Brochure 170X240_2

20 Michael Leube Samuel Roux The built environment is never neutral. It can foster belonging and encounter, or reproduce exclusion and conflict. Housing policies, land use, and affordability shape who has access to green spaces, food, or transport. Design choices can also be exclusive on a finer scale: concerts without wheelchair access, cultural practices erased from public space, or signage assuming one language, one age group, or one body type. Neurodiverse ways of navigating space, as well as differences of skin colour, gender, mobility, and identity, are too often ignored. Such oversights are not minor, they are failures of tolerance woven into daily urban life. If design is to serve an open society, human diversity must be taken seriously before anything is conceived, not after!

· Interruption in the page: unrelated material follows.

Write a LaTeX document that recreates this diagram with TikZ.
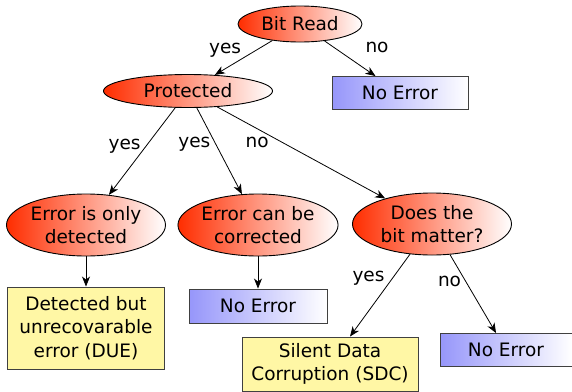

This workshop invites students to treat human difference not as a problem but as a design catalyst. By examining the “skins we wear” - costumes, ornamentation, linguistic cues, and embodied differences of age, gender, neurodiversity, and skin colour - we will explore how identity is performed in cities, and how design can either limit or expand belonging. The central question: How might design embrace diversity rather than suppress it? The facilitators bring complementary expertise: Michael Leube (anthropologist, author of The Future Designer, Routledge) studies design through a social-science lens. Samuel Roux (graphic artist and visual communicator) specializes in poster art and designed the book’s cover. Their workshops Glitter Punk and Hippie Chic (Graz, 2023) and Mindful Design (Schwäbisch Gmünd, 2024) explored impression management and radical self-identity. Together, they merge anthropology and graphic design in a pedagogy that always gives students protagonism. Short theoretical inputs lead into hands-on exploration, mediation, and consultancy. Students also conduct qualitative research, investigating real sites of inclusion and exclusion in Antwerp to develop creative interventions. The only prerequisite is an open mind. Outcomes may include objects, posters, video, photography, installations, or models—tools to reimagine how cities can embody belonging.